Во многих научных журналах коллеги Хаббла — Хьюмасон, Адаме, Боуэн, Мейол и другие — воздали ему должное. В хаббловском архиве хранится листок, исписанный гусиным пером. Это стихи, которыми Эдвин Джон Планкетт, 18-й барон Дансени, откликнулся на смерть исследователя Вселенной:
ПАМЯТИ ДОКТОРА ЭДВИНА ХАББЛА
Нет больше глаз, которые взирали
Сквозь Млечный Путь в неведомые дали
На блеск таинственных светил, чьи стаи
В той тёмной пустоте вкруг нас блуждали.
В них погружаясь, он открыл воочью
Мильоны солнц, похожих на земное,
И постоянно видел пред собою
Вселенными увенчанные ночи,
Гордитесь же, что рядом с нами жил
Тот человек, на удивленье всем
Не хвастаясь и не гордясь ничем.
Должно быть, он познал секрет светил
И то, как мириады их от века,
Сияя, скромности учили Человека.
(Перевод П. Н. Холопова)
Весть о кончине выдающегося астронома нашего столетия быстро облетела семью астрономов всего мира. На заседании английского Королевского астрономического общества его президент доктор Джексон сказал: «Только несколько месяцев назад доктор Хаббл прочел здесь свою Дарвиновскую лекцию и его внезапная смерть оказалась для нас тяжким ударом. Он войдет в историю как один из выдающихся астрономов-наблюдателей всех времен... Счастливой судьбой для него и для нашей науки было то, что в его распоряжении находились огромные телескопы. Его работы по туманностям — вот основание для того, чтоб связать его имя с именем Гершеля, предшествовавшего ему более столетия назад».
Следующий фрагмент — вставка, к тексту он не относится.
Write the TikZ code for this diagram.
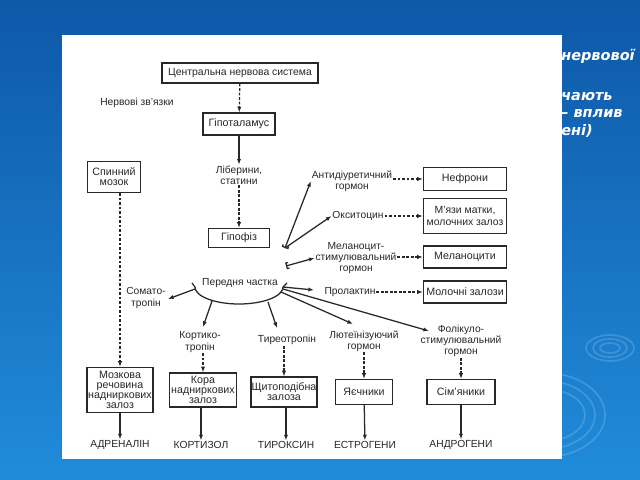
\documentclass[tikz,border=0pt]{standalone}
\usepackage{fontspec}
\setmainfont{Liberation Sans}
\newfontfamily\rtfont{DejaVu Sans}
\usetikzlibrary{arrows.meta,calc}
\newcommand{\fs}{\fontsize{7.3}{7.9}\selectfont}
\newcommand{\fb}{\fontsize{7.6}{7.1}\selectfont}
\definecolor{bgtop}{RGB}{14,88,168}
\definecolor{bgbot}{RGB}{32,140,218}
\definecolor{ink}{RGB}{40,40,40}
\begin{document}
\begin{tikzpicture}[x=0.025cm,y=-0.025cm,
  box/.style={draw=ink, line width=0.9pt, fill=white, font=\fb, align=center, inner sep=0.5pt, text=ink},
  lbl/.style={font=\fs, align=center, inner sep=0.5pt, text=ink},
  capt/.style={font=\fontsize{7.3}{9}\selectfont, inner sep=0.5pt, text=ink},
  sol/.style={draw=ink, -{Latex[length=4pt,width=3pt]}, line width=0.9pt},
  dsh/.style={draw=ink, -{Latex[length=4pt,width=3pt]}, line width=0.9pt, dash pattern=on 2pt off 1.2pt},
  hk/.style={draw=ink, {Bracket[width=5pt,length=1.5pt]}-{Latex[length=4pt,width=3pt]}, line width=0.9pt},
  rt/.style={text=white, font=\rtfont\bfseries\itshape\fontsize{10.3}{12}\selectfont, anchor=west, inner sep=0pt},
  rip/.style={draw=white, opacity=0.16, line width=1.2pt}
]
\useasboundingbox (0,0) rectangle (640,480);
\shade[top color=bgtop, bottom color=bgbot] (0,0) rectangle (640,480);
% ripples
\draw[rip] (610,348) ellipse [x radius=24, y radius=13];
\draw[rip] (610,348) ellipse [x radius=17, y radius=9];
\draw[rip] (610,348) ellipse [x radius=10, y radius=5];
\draw[rip] (545,415) ellipse [x radius=60, y radius=42];
\draw[rip] (545,415) ellipse [x radius=50, y radius=34];
\draw[rip] (545,415) ellipse [x radius=40, y radius=26];
% partial slide text
\node[rt] (t1) at (561,56) {нервової};
\node[rt] (t2) at (561,97) {чають};
\node[rt] (t3) at (561,114) {– вплив};
\node[rt] (t4) at (561,131) {ені)};
% panel
\fill[white] (62,35) rectangle (562,459);

% nodes
\node[box, font=\fontsize{7.4}{8}\selectfont, minimum width=156*0.025cm, minimum height=20*0.025cm] (cns) at (240,73) {Центральна нервова система};
\node[lbl] (nz) at (137,103) {Нервові зв’язки};
\node[box, minimum width=72*0.025cm, minimum height=22*0.025cm] (hyp) at (239,124) {Гіпоталамус};
\node[lbl] (lib) at (239,175) {Ліберини,\\статини};
\node[box, minimum width=61*0.025cm, minimum height=19*0.025cm] (pit) at (239,238) {Гіпофіз};
\node[box, minimum width=53*0.025cm, minimum height=31*0.025cm] (spin) at (114,177) {Спинний\\мозок};
\node[box, minimum width=66*0.025cm, minimum height=45*0.025cm] (medul) at (120,390) {Мозкова\\речовина\\надниркових\\залоз};
\node[capt] (adr) at (120,445) {АДРЕНАЛІН};
\node[lbl] (cort) at (200,342) {Кортико-\\тропін};
\node[box, minimum width=67*0.025cm, minimum height=34*0.025cm] (kora) at (203,390) {Кора\\надниркових\\залоз};
\node[capt] (kortizol) at (201,445) {КОРТИЗОЛ};
\node[lbl] (tir) at (287,340) {Тиреотропін};
\node[box, minimum width=66*0.025cm, minimum height=30*0.025cm] (thy) at (284,392) {Щитоподібна\\залоза};
\node[capt] (tiroksin) at (286,445) {ТИРОКСИН};
\node[lbl] (lh) at (364,341) {Лютеїнізуючий\\гормон};
\node[box, minimum width=57*0.025cm, minimum height=25*0.025cm] (ova) at (364,392) {Яєчники};
\node[capt] (estr) at (365,445) {ЕСТРОГЕНИ};
\node[lbl] (fsh) at (461,341) {Фолікуло-\\стимулювальний\\гормон};
\node[box, minimum width=68*0.025cm, minimum height=25*0.025cm] (test) at (461,392) {Сім’яники};
\node[capt] (andr) at (461,445) {АНДРОГЕНИ};
\node[lbl] (adh) at (352,181) {Антидіуретичний\\гормон};
\node[box, minimum width=83*0.025cm, minimum height=23*0.025cm] (neph) at (465,179) {Нефрони};
\node[lbl] (oxy) at (358,216) {Окситоцин};
\node[box, font=\fontsize{7.4}{8.6}\selectfont, minimum width=83*0.025cm, minimum height=35*0.025cm] (mus) at (465,216) {М’язи матки,\\молочних залоз};
\node[lbl] (msh) at (356,258) {Меланоцит-\\стимулювальний\\гормон};
\node[box, minimum width=83*0.025cm, minimum height=22*0.025cm] (mel) at (465,257) {Меланоцити};
\node[lbl] (prl) at (350,292) {Пролактин};
\node[box, minimum width=83*0.025cm, minimum height=22*0.025cm] (mam) at (465,292) {Молочні залози};
\node[lbl] (ant) at (240,283) {Передня частка};
\node[lbl] (somato) at (146,298) {Сомато-\\тропін};

% anterior lobe arc
\coordinate (aL) at (195,287);
\coordinate (aR) at (283,287);
\draw[ink, line width=0.9pt] (aL) arc[start angle=180, end angle=360, x radius=44, y radius=-17];
\draw[ink, line width=0.9pt] (aL) -- (192,283);
\draw[ink, line width=0.9pt] (aR) -- (287,283);
\coordinate (aK) at (212,301);
\coordinate (aT) at (268,302);
\coordinate (aR2) at (281,292);
\coordinate (aR3) at (283,289);
\coordinate (tK) at (203,327);
\coordinate (tT) at (277,328);
\coordinate (tP) at (314,290);
\coordinate (tL) at (353,324);
\coordinate (tF) at (429,331);
\coordinate (tS) at (168,299);
\coordinate (h1) at (285,248);
\coordinate (h2) at (286,266);

% connectors
\draw[dsh] (cns) -- (hyp);
\draw[sol] (hyp) -- (lib);
\draw[dsh] (lib) -- (pit);
\draw[dsh] (medul.north |- spin.south) -- (medul.north);
\draw[sol] (medul) -- (adr);
\draw[dsh] (cort.south -| kora.north) -- (kora.north);
\draw[sol] (kora.south -| kortizol.north) -- (kortizol.north);
\draw[dsh] (tir.south -| thy.north) -- (thy.north);
\draw[sol] (thy.south -| tiroksin.north) -- (tiroksin.north);
\draw[dsh] (lh) -- (ova);
\draw[sol] (ova) -- (estr);
\draw[dsh] (fsh) -- (test);
\draw[sol] (test) -- (andr);
\draw[dsh] (adh.east |- neph.west) -- (neph.west);
\draw[dsh] (oxy.east) -- (mus.west);
\draw[dsh] (msh.east |- mel.west) -- (mel.west);
\draw[dsh] (prl.east) -- (mam.west);

\draw[hk] (h1) -- (adh.west);
\draw[sol] (h1) -- (oxy.west);
\draw[hk] (h2) -- (msh.west);
\draw[sol] (aL) ++(0,2) -- (tS);
\draw[sol] (aK) -- (tK);
\draw[sol] (aT) -- (tT);
\draw[sol] (aR) -- (tP);
\draw[sol] (aR2) -- (tL);
\draw[sol] (aR3) -- (tF);
\end{tikzpicture}
\end{document}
На другом континенте, независимо, но как бы вторя этим словам, Мейол сказал: «Вероятно во временной перспективе нужны менее субъективные оценки, но хочется думать, что для наблюдаемой области Вселенной Хаббл был тем же, кем был Гершель для системы Млечного Пути, а Галилей — для Солнечной системы».
Прошли годы и свою оценку, только уже с полной убежденностью, Мейол повторил и в биографии Хаббла. Но вероятно полнее и точнее всех сказал о Хаббле Алан Сендидж, назвав его величайшим астрономом со времен Коперника. Этими словами и открывается наша книга.